The six-minute video showcased Gemini’s multimodal capabilities, combining spoken conversational prompts with image recognition. It portrayed Gemini as capable of recognizing images quickly, responding within seconds, and tracking real-time movements, such as a cup and ball game. However, a disclaimer in the video description on YouTube revealed that “for the purposes of this demo, latency has been reduced, and Gemini outputs have been shortened for brevity.”
Parmy Olson, in a Bloomberg op-ed, raised concerns about Google’s admission that the video demo did not occur in real-time with spoken prompts. Instead, still image frames from raw footage were used, and text prompts were written to which Gemini responded. Olson emphasized the discrepancy between what Google suggested in the video and the actual process, arguing that it misleads viewers about the AI’s real-time capabilities.
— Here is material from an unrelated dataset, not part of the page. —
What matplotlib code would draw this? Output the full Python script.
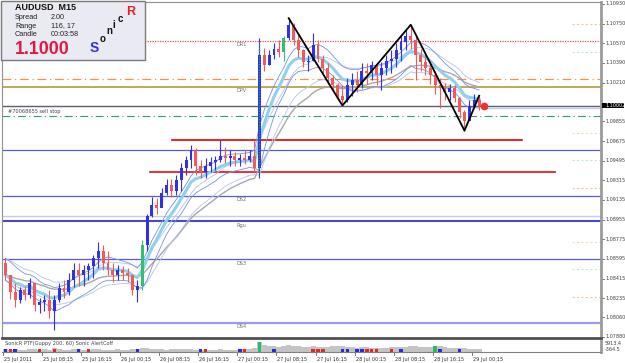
import numpy as np
import pandas as pd
import matplotlib
matplotlib.use("Agg")
import matplotlib.pyplot as plt
import matplotlib.transforms as mtransforms
from matplotlib.patches import Rectangle

# ---------------- data (H1 aggregation of the M15 chart) ----------------
open0 = 1.0856
high = [1.0860, 1.0845, 1.0837, 1.0834, 1.0835, 1.0842, 1.0835, 1.0824, 1.0826, 1.0831,
        1.0826, 1.0837, 1.0840, 1.0847, 1.0856, 1.0856, 1.0854, 1.0856, 1.0863, 1.0875,
        1.0872, 1.0867, 1.0856, 1.0854, 1.0853, 1.0851, 1.0846, 1.0840, 1.0877, 1.0901,
        1.0916, 1.0915, 1.0924, 1.0933, 1.0933, 1.0936, 1.0947, 1.0954, 1.0964, 1.0961,
        1.0950, 1.0952, 1.0953, 1.0954, 1.0968, 1.0962, 1.0959, 1.0957, 1.0956, 1.0959,
        1.0959, 1.0968, 1.1062, 1.1053, 1.1051, 1.1057, 1.1060, 1.1064, 1.1080, 1.1076,
        1.1066, 1.1052, 1.1046, 1.1066, 1.1060, 1.1046, 1.1039, 1.1028, 1.1021, 1.1019,
        1.1025, 1.1030, 1.1032, 1.1039, 1.1039, 1.1041, 1.1039, 1.1040, 1.1046, 1.1051,
        1.1057, 1.1064, 1.1069, 1.1074, 1.1064, 1.1052, 1.1049, 1.1041, 1.1032, 1.1025,
        1.1021, 1.1020, 1.1019, 1.1008, 1.0996, 1.1005, 1.1011, 1.1009]
low = [1.0840, 1.0823, 1.0815, 1.0819, 1.0822, 1.0824, 1.0812, 1.0810, 1.0812, 1.0805,
       1.0794, 1.0820, 1.0824, 1.0826, 1.0834, 1.0835, 1.0835, 1.0840, 1.0842, 1.0851,
       1.0849, 1.0845, 1.0838, 1.0840, 1.0840, 1.0838, 1.0826, 1.0820, 1.0831, 1.0867,
       1.0898, 1.0901, 1.0910, 1.0918, 1.0916, 1.0918, 1.0922, 1.0936, 1.0943, 1.0936,
       1.0934, 1.0934, 1.0939, 1.0941, 1.0948, 1.0947, 1.0945, 1.0945, 1.0945, 1.0946,
       1.0948, 1.0939, 1.0934, 1.1032, 1.1037, 1.1043, 1.1044, 1.1041, 1.1060, 1.1055,
       1.1044, 1.1035, 1.1032, 1.1041, 1.1040, 1.1030, 1.1020, 1.1014, 1.1005, 1.1000,
       1.1003, 1.1009, 1.1012, 1.1016, 1.1020, 1.1023, 1.1019, 1.1014, 1.1028, 1.1030,
       1.1035, 1.1041, 1.1051, 1.1052, 1.1023, 1.1032, 1.1028, 1.1020, 1.1011, 1.0998,
       1.1005, 1.1005, 1.1003, 1.0989, 1.0977, 1.0988, 1.0998, 1.0996]
close = [1.0845, 1.0829, 1.0822, 1.0831, 1.0826, 1.0837, 1.0817, 1.0820, 1.0822, 1.0812,
         1.0822, 1.0833, 1.0829, 1.0840, 1.0849, 1.0845, 1.0849, 1.0853, 1.0860, 1.0867,
         1.0856, 1.0849, 1.0845, 1.0849, 1.0847, 1.0845, 1.0831, 1.0835, 1.0872, 1.0899,
         1.0909, 1.0906, 1.0920, 1.0927, 1.0922, 1.0932, 1.0943, 1.0950, 1.0959, 1.0945,
         1.0939, 1.0945, 1.0948, 1.0950, 1.0954, 1.0952, 1.0954, 1.0950, 1.0952, 1.0950,
         1.0954, 1.0943, 1.1046, 1.1037, 1.1046, 1.1052, 1.1049, 1.1062, 1.1074, 1.1060,
         1.1051, 1.1040, 1.1041, 1.1055, 1.1043, 1.1034, 1.1025, 1.1019, 1.1009, 1.1005,
         1.1019, 1.1023, 1.1019, 1.1032, 1.1030, 1.1037, 1.1028, 1.1034, 1.1041, 1.1043,
         1.1051, 1.1058, 1.1064, 1.1060, 1.1046, 1.1040, 1.1034, 1.1028, 1.1019, 1.1016,
         1.1012, 1.1016, 1.1007, 1.0994, 1.0986, 1.1000, 1.1005, 1.1000]
green_candles = [28, 57]

vol = [3, 2, 3, 2, 2, 3, 3, 2, 3, 2, 4, 3, 2, 2, 3, 3, 2, 2, 3, 3,
       2, 2, 2, 3, 2, 2, 3, 3, 4, 4, 3, 3, 3, 2, 3, 3, 3, 3, 3, 2,
       2, 2, 2, 2, 3, 2, 2, 2, 2, 3, 3, 4, 10, 7, 6, 6, 5, 6, 7, 6,
       6, 5, 5, 6, 5, 5, 5, 6, 6, 6, 5, 5, 4, 5, 5, 4, 4, 4, 4, 5,
       5, 5, 5, 6, 6, 5, 5, 5, 6, 6, 5, 4, 4, 4, 4, 3, 3, 3]
sig_idx = [0, 1, 2, 7, 10, 15, 17, 27, 40, 41, 48, 49, 52, 55, 63, 64, 65, 69, 70,
           72, 73, 74, 75, 76, 79, 81, 88, 89, 93]
sig_dir = [1, -1, 1, -1, -1, 1, -1, 1, 1, -1, 1, -1, 2, 1, -1, -1, -1, 1, 1,
           1, 1, -1, -1, -1, -1, 1, 2, 1, 1]

zigzag_idx = [58, 69, 83, 94, 97]
zigzag_kind = ["H", "L", "H", "L", "H"]

date_labels = ["25 Jul 2011", "25 Jul 08:15", "25 Jul 16:15", "26 Jul 00:15",
               "26 Jul 08:15", "26 Jul 16:15", "27 Jul 00:15", "27 Jul 08:15",
               "27 Jul 16:15", "28 Jul 00:15", "28 Jul 08:15", "28 Jul 16:15",
               "29 Jul 00:15"]
price_labels = ["1.10930", "1.10750", "1.10570", "1.10390", "1.10210", "1.09855",
                "1.09675", "1.09495", "1.09315", "1.09135", "1.08955", "1.08775",
                "1.08595", "1.08415", "1.08235", "1.08060", "1.07880"]

bid = 1.1000
bid_text = "1.10002"
sell_stop = 1.0990
pivot_names = ["DR1", "DPV", "DS2", "Rgu", "DS3", "DS4"]
pivot_values = [1.1059, 1.1017, 1.0917, 1.0894, 1.0859, 1.0801]
orange_level = 1.1024
blue_level = 1.0959
lav_level = 1.0899
red_levels = [1.0968, 1.0939]
right_levels = [1.1075, 1.1049, 1.0975, 1.0950, 1.0924, 1.0875, 1.0850, 1.0825]
right_colors = ["#f5c890", "#b8ecd8", "#f0dcb0", "#b8ecd8", "#f5c890", "#f0dcb0", "#b8ecd8", "#f5c890"]

# ---------------- figure ----------------
W, H = 625, 363
fig = plt.figure(figsize=(W / 100, H / 100), dpi=100)
fig.patch.set_facecolor("white")


def fx(px):
    return px / W


def fy(py):
    return 1 - py / H


ax = fig.add_axes([fx(2), fy(338), (601 - 2) / W, (338 - 2) / H])
axv = fig.add_axes([fx(2), fy(352), (601 - 2) / W, (352 - 341) / H])

n = len(close)
idx = np.arange(n)
opens = np.array([open0] + close[:-1])
hi = np.array(high)
lo = np.array(low)
cl = np.array(close)

X0, X1 = -0.7, 121.95
ax.set_xlim(X0, X1)
ax.set_ylim(1.078705, 1.109483)

# horizontal levels
ax.axhline(pivot_values[0], color="#e05050", lw=0.9, ls=(0, (1, 1)))
ax.axhline(orange_level, color="#ff8a50", lw=0.9, ls=(0, (7, 3, 1, 3)))
ax.axhline(pivot_values[1], color="#c0a855", lw=1.4)
ax.axhline(bid, color="#5a6070", lw=1.0)
ax.plot([98, X1], [bid - 0.0002, bid - 0.0002], color="#c8c8f0", lw=1.0)
ax.axhline(sell_stop, color="#30a060", lw=0.8, ls=(0, (7, 3, 1, 3)))
ax.plot([34.1, 105.8], [red_levels[0]] * 2, color="#e00000", lw=1.2)
ax.axhline(blue_level, color="#5a5ad8", lw=0.9)
ax.plot([29.6, 112.5], [red_levels[1]] * 2, color="#e01010", lw=1.2)
ax.axhline(pivot_values[2], color="#5a5ad8", lw=0.9)
ax.axhline(lav_level, color="#c8c8f4", lw=1.0)
ax.axhline(pivot_values[3], color="#4848c8", lw=1.5)
ax.axhline(pivot_values[4], color="#5a5ad8", lw=0.9)
ax.axhline(pivot_values[5], color="#9a9af0", lw=1.6)
for lv, c in zip(right_levels, right_colors):
    ax.plot([116, X1], [lv, lv], color=c, lw=0.8, ls=(0, (2, 2)))

# pivot labels
for name, v in zip(pivot_names, pivot_values):
    ax.text(47.4, v - 0.00012, name, fontsize=3.6, color="#707070", va="top", ha="left")
ax.text(0.5, sell_stop + 0.0002, "#70068655 sell stop", fontsize=3.6, color="#404040",
        va="bottom", ha="left")

# moving averages (Sonic R dragon + trend)
s_close = pd.Series(cl)
ema_c = s_close.ewm(span=8.5, adjust=False).mean()
ema_h = pd.Series(hi).ewm(span=8.5, adjust=False).mean()
ema_l = pd.Series(lo).ewm(span=8.5, adjust=False).mean()
ema_h2 = pd.Series(hi).ewm(span=14, adjust=False).mean()
ema_l2 = pd.Series(lo).ewm(span=14, adjust=False).mean()
ema_t = s_close.ewm(span=22, adjust=False).mean()
ax.plot(idx, ema_t, color="#a8a8a8", lw=1.0, zorder=3)
ax.plot(idx, ema_h2, color="#b4c4ee", lw=0.6, zorder=3)
ax.plot(idx, ema_l2, color="#b4c4ee", lw=0.6, zorder=3)
ax.plot(idx, ema_h, color="#7890e0", lw=0.6, zorder=3)
ax.plot(idx, ema_l, color="#7890e0", lw=0.6, zorder=3)
ax.plot(idx, ema_c, color="#8ed0ee", lw=2.2, zorder=3)

# candles
for i in range(n):
    o, c = opens[i], cl[i]
    if i in green_candles:
        col = "#30c070"
    elif c >= o:
        col = "#3030e6"
    else:
        col = "#f05a5a"
    ax.plot([i, i], [lo[i], hi[i]], color=col, lw=0.8, zorder=4, solid_capstyle="butt")
    b = min(o, c)
    h = max(abs(c - o), 0.00004)
    ax.add_patch(Rectangle((i - 0.3, b), 0.6, h, facecolor=col, edgecolor="none", zorder=4))

# green dotted vertical at the breakout candle
ax.plot([52, 52], [red_levels[1], pivot_values[0]], color="#20b060", lw=0.9,
        ls=(0, (1, 1.2)), zorder=5)

# zigzag
zz_y = [hi[i] if k == "H" else lo[i] for i, k in zip(zigzag_idx, zigzag_kind)]
ax.plot(zigzag_idx, zz_y, color="black", lw=1.3, zorder=6)

# current price marker
ax.plot([98], [bid], marker="o", ms=4.5, color="#f03030", zorder=7)

# axes styling main
for sp in ["left", "top"]:
    ax.spines[sp].set_color("#909090")
    ax.spines[sp].set_linewidth(0.8)
ax.spines["right"].set_color("#9a9a9a")
ax.spines["right"].set_linewidth(2.0)
ax.spines["bottom"].set_color("#505050")
ax.spines["bottom"].set_linewidth(2.0)
ax.set_xticks([])
ax.set_yticks([])

# right price labels and ticks
tr = mtransforms.blended_transform_factory(ax.transAxes, ax.transData)
for lab in price_labels:
    v = float(lab)
    ax.plot([1.0, 1.005], [v, v], color="#606060", lw=0.6, transform=tr, clip_on=False)
    ax.text(1.0067, v, lab, transform=tr, fontsize=3.5, color="#404040",
            va="center", ha="left", clip_on=False)
ax.add_patch(Rectangle((1.0017, bid - 0.00027), 0.037, 0.00054, transform=tr,
                       facecolor="black", edgecolor="none", clip_on=False, zorder=8))
ax.text(1.0067, bid, bid_text, transform=tr, fontsize=3.5, color="white",
        va="center", ha="left", clip_on=False, zorder=9)

# ---------------- volume pane ----------------
axv.set_xlim(X0, X1)
axv.set_ylim(0, 11)
axv.bar(idx, vol, width=1.0, color="#c4c4c4", edgecolor="none")
for i, d in zip(sig_idx, sig_dir):
    col = {1: "#2828e0", -1: "#e02828", 2: "#20c060"}[d]
    hgt = vol[i] if d == 2 else 3
    axv.bar([i], [hgt], width=0.7, color=col, edgecolor="none")
axv.set_xticks([])
axv.set_yticks([])
for sp in ["left", "top"]:
    axv.spines[sp].set_visible(False)
axv.spines["bottom"].set_color("#808080")
axv.spines["bottom"].set_linewidth(0.8)
axv.spines["right"].set_color("#9a9a9a")
axv.spines["right"].set_linewidth(2.0)
axv.text(0.005, 0.75, "SonicR PTF(Guppy 200, 60) Sonic AlertCoff", transform=axv.transAxes,
         fontsize=3.6, color="#404040", va="center", ha="left")
axv.text(1.0067, 0.75, "5913.4", transform=axv.transAxes, fontsize=3.5, color="#404040",
         va="center", ha="left", clip_on=False)
axv.text(1.0067, 0.2, "-364.5", transform=axv.transAxes, fontsize=3.5, color="#404040",
         va="center", ha="left", clip_on=False)

# date ticks and labels
trv = mtransforms.blended_transform_factory(axv.transData, axv.transAxes)
for j, lab in enumerate(date_labels):
    xk = 8 * j - 0.5
    axv.plot([xk, xk], [0, -0.3], color="#606060", lw=0.6, transform=trv, clip_on=False)
    axv.text(xk + 0.2, -0.45, lab, transform=trv, fontsize=3.6, color="#303030",
             va="top", ha="left", clip_on=False)

# ---------------- info box ----------------
fig.add_artist(Rectangle((fx(0.5), fy(59.5)), fx(144), 59 / H, transform=fig.transFigure,
                         facecolor="#eaeaf2", edgecolor="#7a7a7a", lw=1.0, zorder=10))
fam = ["Liberation Sans", "DejaVu Sans"]
fig.text(fx(15), fy(7.5), "AUDUSD  M15", fontsize=6.5, fontweight="bold", family=fam,
         color="#111111", va="center", ha="left", zorder=11)
rows = [("Spread", "2.00", 17.5), ("Range", "116, 17", 26), ("Candle", "00:03:58", 34.5)]
for lab, val, yy in rows:
    fig.text(fx(15), fy(yy), lab, fontsize=5.2, family=fam, color="#222222",
             va="center", ha="left", zorder=11)
    fig.text(fx(51), fy(yy), val, fontsize=5.2, family=fam, color="#222222",
             va="center", ha="left", zorder=11)
fig.text(fx(15), fy(49), "1.1000", fontsize=12.8, fontweight="bold", family=fam,
         color="#e3173e", va="center", ha="left", zorder=11)
sonic = [("S", 90, 48.5, 10, "#3535d0"), ("o", 100, 39.5, 7, "#111111"),
         ("n", 106, 31.5, 7, "#111111"), ("i", 112.5, 25, 7, "#111111"),
         ("c", 118, 19, 7, "#111111"), ("R", 126, 12, 9, "#e52020")]
for ch, xx, yy, fs, col in sonic:
    fig.text(fx(xx), fy(yy), ch, fontsize=fs, fontweight="bold", family=fam,
             color=col, va="center", ha="left", zorder=11)

fig.savefig("out.png", dpi=100)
Google has a history of facing skepticism regarding demo videos, such as the Duplex demo showcasing an AI voice assistant making restaurant reservations. The lack of ambient noise and overly helpful employees led to doubts about the authenticity of the demo.
Oriol Vinyals, the vice president of research and deep learning lead at Google’s DeepMind and co-lead for Gemini, responded to the recent criticism. Vinyals explained that all the user prompts and outputs in the video are real but shortened for brevity. He stated that the video aimed to illustrate potential multimodal user experiences with Gemini and inspire developers.
The debate underscores the challenges tech companies face in presenting AI capabilities transparently and authentically, especially in the face of increasing scrutiny and competition in the AI landscape. Critics argue that true inspiration comes from allowing developers and journalists to experience the product directly through public beta testing rather than carefully edited promotional videos.